The Tenth Circuit, citing the decisions in Paxton, Kennedy, and White, rejected the reasoning of Paxton and followed the lead of the Fourth and Second Circuits. Ryder v. Shalala, 25 F.3d 944 (10th Cir.1994). The court determined that SSR 82-31 did not conflict with the Social Security Act or the SSI regulations, that SSR 82-31 was a reasonable interpretation of the statute, and that the Secretary’s interpretation was entitled to deference. Id. at 947. The court upheld the validity of SSR 82-3Í.

Most recently, the Seventh Circuit addressed the validity of SSR 82-31. Inman v. Shalala, 30 F.3d 840 (7th Cir.1994). Initially, the court determined that the Secretary’s interpretation must be given deference if the interpretation was “based on a permissible' construction of the statute.” Id. at 843 (citing Chevron U.S.A., Inc. v. Natural Resources Defense Council, Inc., 467 U.S. 837, 841-44, 104 S.Ct. 2778, 2781-82, 81 L.Ed.2d 694 (1984)). The court held that the Secretary’s interpretation, based on a theory of constructive receipt, was permissible. Id. Then, addressing assertions that the Secretary’s interpretation was not entitled to deference because it' conflicted with an earlier interpretation and because it interpreted “a veterans’ benefit program, which is not in the Secretary’s area of expertise,” id. at 844, the court found that the Secretary had a good reason to change her interpretation and that SSR 82-31 interpreted a provision of the Social Security Act, id. The court upheld the validity of SSR 82-31.

We agree with the Second, Fourth, Seventh, and Tenth circuits that the Secretary’s interpretation is entitled to deference. Although SSR 82-31 represents a change in policy and interpretation, the change was made in response to circuit court rulings that the prior interpretation was invalid and, within SSR 82-31 itself, the Secretary provided sufficient reasons for the change. Further, although SSR 82-31 addresses'the application of VA benefits within the SSI program, SSR 82-31 is an interpretation of provisions of the Social Security Act, a matter within the Secretary’s area of expertise. The Secretary’s interpretation is a reasonable and permissible interpretation of the provisions of the Social Security Act.

III. CONCLUSION

Having determined that SSR 82-31 is a reasonable interpretátion of provisions of the Social Security Act and that the Secretary’s interpretation is entitled to deference, we need not address the interpretation recommended by the plaintiff class. We reverse the grant of summary judgment in favor of the plaintiff class on the issue of the validity of SSR 82-31 and remand for the district court to affirm the Secretary’s administrative decision that the augmented portion of VA benefits must be counted as unearned income to the dependent for whose benefit the augmented portion is provided.

REVERSED and REMANDED.

. The plaintiff class also challenged Social Security Acquiescence Ruling 86-1(9) and the district court granted summary judgment for the plaintiff class as to that issue. The Secretary does not challenge that portion of the district court's order.

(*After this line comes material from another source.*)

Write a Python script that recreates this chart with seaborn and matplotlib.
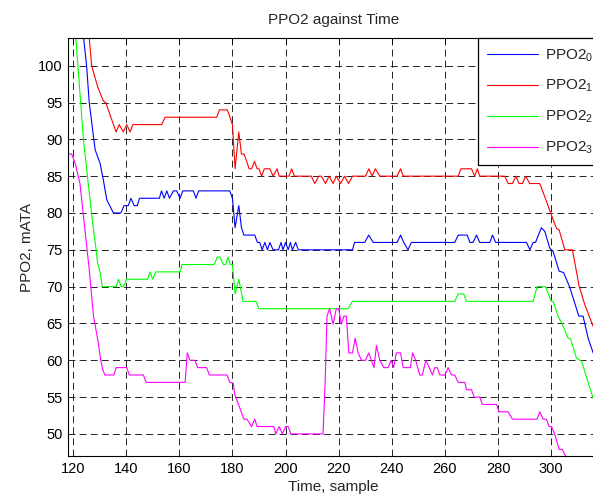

. The Fourth Circuit acknowledged the conflict between its holding and that of the Ninth Circuit in Paxton but indicated that "[w]e simply disagree with Paxton.” Kennedy, 995 F.2d at 31.

. All three circuits reversed district court orders which had, at least in part, relied on Paxton in determining that SSR 82-31 was invalid. See White v. Sullivan, 813 F.Supp. 1059 (D.Vt.1992); Ryder v. Sullivan, 804 F.Supp. 1365 (D.Colo.1992); Inman v. Sullivan, 809 F.Supp. 659 (S.D.Ind.1992).